The day before Christmas, I was busy getting food ready for the weekend. Eight people were on their way to our house for the holiday, and I wanted to get as much done as I could before they arrived.
We, like the rest of the nation, were in the middle of extremely cold temperatures. Our power had been off during the night, and on Christmas eve morning we were undergoing rolling blackouts. So much for cooking. Fortunately, this only lasted until about noon.
One day this week, I heard someone say, “Make plans, and watch God laugh”. I realized that we experience that again and again. We make plans, and there are power outages, cancelled flights, illness, and even death. It often happens so suddenly, and there we are trying to figure out what we are going to do.
One week before Christmas, the son of a couple in our congregation was diagnosed with pancreatic cancer. On Friday, two days before Christmas, he died. His illness and death changed everything they had planned for their family.
There is nothing wrong with making plans, but we need to remember that God is in control. James warns about this in James 4. “Come now, you who say, ‘Today or tomorrow we will go into such and such a town and spend a year there and trade and make a profit.’ Yet you do not know what tomorrow will bring. What is your life? For you are a mist that appears for a little time and then vanishes. Instead, you ought to say, ‘If the Lord wills, we will live and do this or that.’ As it is, you boast in your arrogance. All such boasting is evil.”
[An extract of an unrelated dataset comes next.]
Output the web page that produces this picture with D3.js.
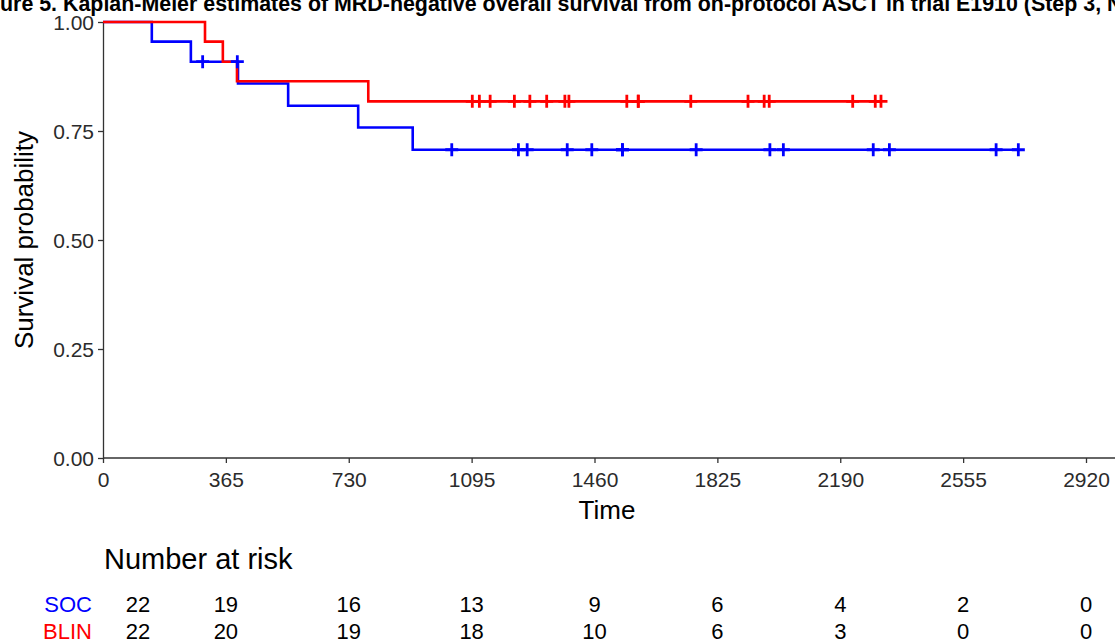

I seriously doubt that God laughs at us, but I feel certain He wants us to give more thought to the way we live, planning every detail and then being frustrated when our plans don’t materialize. He has warned us that He is in control.
In the sermon of the mount, Jesus talked about our being anxious about worldly things. We are not to be anxious about what we will eat, drink, wear, or how long we will live. We are to, “Seek first the kingdom of God and his righteousness, and all these things will be added to you. Therefore do not be anxious about tomorrow, for tomorrow will be anxious for itself. Sufficient for the day is its own trouble” (Matthew 6:33-34).
How different our lives would be if we lived as though God is in control, making plans with the idea that, if it is God’s will, it will happen.